-- begin Stored data --
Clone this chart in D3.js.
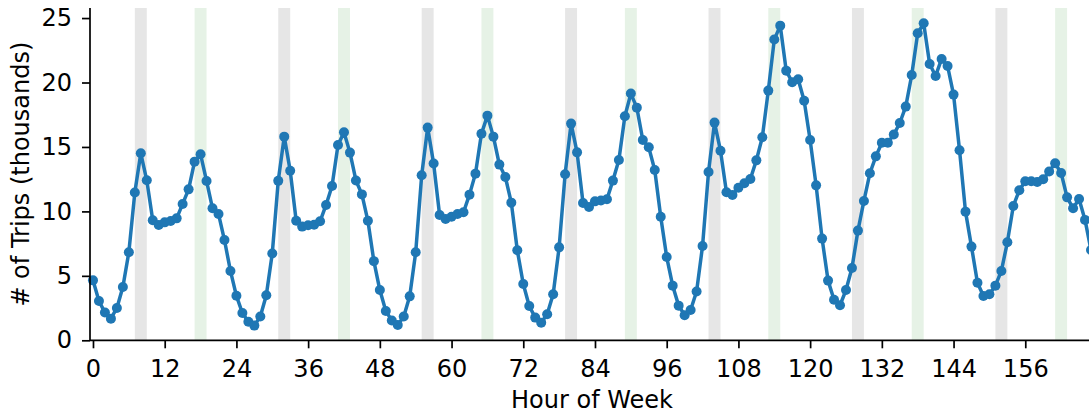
<!DOCTYPE html>
<html>
<head>
<meta charset="utf-8">
<script src="https://cdn.jsdelivr.net/npm/d3@7/dist/d3.min.js"></script>
<style>
  html, body { margin: 0; padding: 0; background: #fff; overflow: hidden; }
  svg { display: block; font-family: "DejaVu Sans", sans-serif; }
</style>
</head>
<body>
<svg id="chart" width="1089" height="415"></svg>
<script>
// Hourly trip counts (thousands) across one week, hour 0 = start of Monday
const hours = d3.range(168);
const trips = [
  4.65, 3.05, 2.15, 1.68, 2.51, 4.14, 6.83, 11.46, 14.51, 12.41, 9.31, 8.95,
  9.15, 9.26, 9.46, 10.58, 11.71, 13.86, 14.43, 12.36, 10.24, 9.80, 7.78, 5.38,
  3.45, 2.12, 1.44, 1.14, 1.84, 3.49, 6.74, 12.37, 15.80, 13.16, 9.28, 8.82,
  8.92, 8.96, 9.23, 10.50, 11.97, 15.15, 16.14, 14.56, 12.40, 11.32, 9.27, 6.14,
  3.90, 2.28, 1.53, 1.19, 1.84, 3.41, 6.83, 12.80, 16.50, 13.71, 9.72, 9.41,
  9.59, 9.80, 9.93, 11.30, 12.93, 16.03, 17.43, 15.80, 13.63, 12.67, 10.68, 6.98,
  4.37, 2.66, 1.76, 1.37, 2.02, 3.57, 7.21, 12.88, 16.81, 14.58, 10.65, 10.34,
  10.78, 10.84, 10.94, 12.39, 13.99, 17.38, 19.14, 18.05, 15.54, 14.97, 13.21, 9.59,
  6.46, 4.24, 2.69, 1.94, 2.35, 3.78, 7.32, 13.06, 16.89, 14.71, 11.48, 11.27,
  11.84, 12.18, 12.52, 13.96, 15.75, 19.37, 23.33, 24.41, 20.92, 20.02, 20.25, 18.59,
  15.54, 12.02, 7.89, 4.63, 3.15, 2.72, 3.90, 5.61, 8.51, 10.81, 12.96, 14.27,
  15.33, 15.33, 15.96, 16.86, 18.13, 20.58, 23.82, 24.59, 21.44, 20.51, 21.83, 21.28,
  19.06, 14.74, 9.98, 7.27, 4.47, 3.44, 3.57, 4.24, 5.38, 7.60, 10.42, 11.64,
  12.34, 12.34, 12.28, 12.49, 13.09, 13.73, 12.98, 11.09, 10.24, 10.96, 9.34, 7.0
];

// Rush-hour windows repeated each day: morning [7, 9) and evening [17, 19)
const days = d3.range(7);
const morningWindow = [7, 9];
const eveningWindow = [17, 19];

const xTicks = d3.range(0, 168, 12);
const yTicks = [0, 5, 10, 15, 20, 25];

const xLabel = "Hour of Week";
const yLabel = "# of Trips (thousands)";

const margin = { left: 90, top: 8, right: -5, bottom: 74.7 };
const width = 1089, height = 415;
const innerW = width - margin.left - margin.right;
const innerH = height - margin.top - margin.bottom;
const fontSize = "24px";

const svg = d3.select("#chart");
const g = svg.append("g").attr("transform", `translate(${margin.left},${margin.top})`);

const x = d3.scaleLinear().domain([-0.5, 167.5]).range([0, innerW]);
const y = d3.scaleLinear().domain([0, 25.78]).range([innerH, 0]);

// Shaded rush-hour bands
const bands = [];
days.forEach(d => {
  bands.push({ start: d * 24 + morningWindow[0], end: d * 24 + morningWindow[1], fill: "#e6e6e6" });
  bands.push({ start: d * 24 + eveningWindow[0], end: d * 24 + eveningWindow[1], fill: "#e6f2e6" });
});
g.selectAll("rect.band")
  .data(bands)
  .join("rect")
  .attr("class", "band")
  .attr("x", d => x(d.start))
  .attr("width", d => x(d.end) - x(d.start))
  .attr("y", 0)
  .attr("height", innerH)
  .attr("fill", d => d.fill);

// Trip line with hourly markers
const series = hours.map((h, i) => ({ h, v: trips[i] }));
const line = d3.line().x(d => x(d.h)).y(d => y(d.v));

g.append("path")
  .datum(series)
  .attr("fill", "none")
  .attr("stroke", "#1f77b4")
  .attr("stroke-width", 3.5)
  .attr("stroke-linejoin", "round")
  .attr("d", line);

g.selectAll("circle.pt")
  .data(series)
  .join("circle")
  .attr("class", "pt")
  .attr("cx", d => x(d.h))
  .attr("cy", d => y(d.v))
  .attr("r", 5)
  .attr("fill", "#1f77b4");

// Axes
const xAxis = d3.axisBottom(x).tickValues(xTicks).tickSize(8).tickPadding(12);
const yAxis = d3.axisLeft(y).tickValues(yTicks).tickSize(8).tickPadding(10);

const gx = g.append("g").attr("transform", `translate(0,${innerH})`).call(xAxis);
const gy = g.append("g").call(yAxis);

[gx, gy].forEach(a => {
  a.selectAll(".domain").attr("stroke", "#000").attr("stroke-width", 1.7);
  a.selectAll(".tick line").attr("stroke", "#000").attr("stroke-width", 1.7);
  a.selectAll(".tick text")
    .attr("fill", "#000")
    .style("font-family", "'DejaVu Sans', sans-serif")
    .style("font-size", fontSize);
});
// plain spine lines without outer tick stubs
gx.select(".domain").attr("d", `M${x.range()[0]},0H${x.range()[1]}`);
gy.select(".domain").attr("d", `M0,${y.range()[0]}V${y.range()[1]}`);

// Axis titles
svg.append("text")
  .attr("x", margin.left + innerW / 2)
  .attr("y", 408)
  .attr("text-anchor", "middle")
  .style("font-size", fontSize)
  .attr("fill", "#000")
  .text(xLabel);

svg.append("text")
  .attr("transform", `translate(29,${margin.top + innerH / 2}) rotate(-90)`)
  .attr("text-anchor", "middle")
  .style("font-size", fontSize)
  .attr("fill", "#000")
  .text(yLabel);
</script>
</body>
</html>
-- end Stored data --
Problem to work on: Give the data again exactly as written, with all pictures left out.

The completed task:
Clone this chart in D3.js.
<!DOCTYPE html>
<html>
<head>
<meta charset="utf-8">
<script src="https://cdn.jsdelivr.net/npm/d3@7/dist/d3.min.js"></script>
<style>
  html, body { margin: 0; padding: 0; background: #fff; overflow: hidden; }
  svg { display: block; font-family: "DejaVu Sans", sans-serif; }
</style>
</head>
<body>
<svg id="chart" width="1089" height="415"></svg>
<script>
// Hourly trip counts (thousands) across one week, hour 0 = start of Monday
const hours = d3.range(168);
const trips = [
  4.65, 3.05, 2.15, 1.68, 2.51, 4.14, 6.83, 11.46, 14.51, 12.41, 9.31, 8.95,
  9.15, 9.26, 9.46, 10.58, 11.71, 13.86, 14.43, 12.36, 10.24, 9.80, 7.78, 5.38,
  3.45, 2.12, 1.44, 1.14, 1.84, 3.49, 6.74, 12.37, 15.80, 13.16, 9.28, 8.82,
  8.92, 8.96, 9.23, 10.50, 11.97, 15.15, 16.14, 14.56, 12.40, 11.32, 9.27, 6.14,
  3.90, 2.28, 1.53, 1.19, 1.84, 3.41, 6.83, 12.80, 16.50, 13.71, 9.72, 9.41,
  9.59, 9.80, 9.93, 11.30, 12.93, 16.03, 17.43, 15.80, 13.63, 12.67, 10.68, 6.98,
  4.37, 2.66, 1.76, 1.37, 2.02, 3.57, 7.21, 12.88, 16.81, 14.58, 10.65, 10.34,
  10.78, 10.84, 10.94, 12.39, 13.99, 17.38, 19.14, 18.05, 15.54, 14.97, 13.21, 9.59,
  6.46, 4.24, 2.69, 1.94, 2.35, 3.78, 7.32, 13.06, 16.89, 14.71, 11.48, 11.27,
  11.84, 12.18, 12.52, 13.96, 15.75, 19.37, 23.33, 24.41, 20.92, 20.02, 20.25, 18.59,
  15.54, 12.02, 7.89, 4.63, 3.15, 2.72, 3.90, 5.61, 8.51, 10.81, 12.96, 14.27,
  15.33, 15.33, 15.96, 16.86, 18.13, 20.58, 23.82, 24.59, 21.44, 20.51, 21.83, 21.28,
  19.06, 14.74, 9.98, 7.27, 4.47, 3.44, 3.57, 4.24, 5.38, 7.60, 10.42, 11.64,
  12.34, 12.34, 12.28, 12.49, 13.09, 13.73, 12.98, 11.09, 10.24, 10.96, 9.34, 7.0
];

// Rush-hour windows repeated each day: morning [7, 9) and evening [17, 19)
const days = d3.range(7);
const morningWindow = [7, 9];
const eveningWindow = [17, 19];

const xTicks = d3.range(0, 168, 12);
const yTicks = [0, 5, 10, 15, 20, 25];

const xLabel = "Hour of Week";
const yLabel = "# of Trips (thousands)";

const margin = { left: 90, top: 8, right: -5, bottom: 74.7 };
const width = 1089, height = 415;
const innerW = width - margin.left - margin.right;
const innerH = height - margin.top - margin.bottom;
const fontSize = "24px";

const svg = d3.select("#chart");
const g = svg.append("g").attr("transform", `translate(${margin.left},${margin.top})`);

const x = d3.scaleLinear().domain([-0.5, 167.5]).range([0, innerW]);
const y = d3.scaleLinear().domain([0, 25.78]).range([innerH, 0]);

// Shaded rush-hour bands
const bands = [];
days.forEach(d => {
  bands.push({ start: d * 24 + morningWindow[0], end: d * 24 + morningWindow[1], fill: "#e6e6e6" });
  bands.push({ start: d * 24 + eveningWindow[0], end: d * 24 + eveningWindow[1], fill: "#e6f2e6" });
});
g.selectAll("rect.band")
  .data(bands)
  .join("rect")
  .attr("class", "band")
  .attr("x", d => x(d.start))
  .attr("width", d => x(d.end) - x(d.start))
  .attr("y", 0)
  .attr("height", innerH)
  .attr("fill", d => d.fill);

// Trip line with hourly markers
const series = hours.map((h, i) => ({ h, v: trips[i] }));
const line = d3.line().x(d => x(d.h)).y(d => y(d.v));

g.append("path")
  .datum(series)
  .attr("fill", "none")
  .attr("stroke", "#1f77b4")
  .attr("stroke-width", 3.5)
  .attr("stroke-linejoin", "round")
  .attr("d", line);

g.selectAll("circle.pt")
  .data(series)
  .join("circle")
  .attr("class", "pt")
  .attr("cx", d => x(d.h))
  .attr("cy", d => y(d.v))
  .attr("r", 5)
  .attr("fill", "#1f77b4");

// Axes
const xAxis = d3.axisBottom(x).tickValues(xTicks).tickSize(8).tickPadding(12);
const yAxis = d3.axisLeft(y).tickValues(yTicks).tickSize(8).tickPadding(10);

const gx = g.append("g").attr("transform", `translate(0,${innerH})`).call(xAxis);
const gy = g.append("g").call(yAxis);

[gx, gy].forEach(a => {
  a.selectAll(".domain").attr("stroke", "#000").attr("stroke-width", 1.7);
  a.selectAll(".tick line").attr("stroke", "#000").attr("stroke-width", 1.7);
  a.selectAll(".tick text")
    .attr("fill", "#000")
    .style("font-family", "'DejaVu Sans', sans-serif")
    .style("font-size", fontSize);
});
// plain spine lines without outer tick stubs
gx.select(".domain").attr("d", `M${x.range()[0]},0H${x.range()[1]}`);
gy.select(".domain").attr("d", `M0,${y.range()[0]}V${y.range()[1]}`);

// Axis titles
svg.append("text")
  .attr("x", margin.left + innerW / 2)
  .attr("y", 408)
  .attr("text-anchor", "middle")
  .style("font-size", fontSize)
  .attr("fill", "#000")
  .text(xLabel);

svg.append("text")
  .attr("transform", `translate(29,${margin.top + innerH / 2}) rotate(-90)`)
  .attr("text-anchor", "middle")
  .style("font-size", fontSize)
  .attr("fill", "#000")
  .text(yLabel);
</script>
</body>
</html>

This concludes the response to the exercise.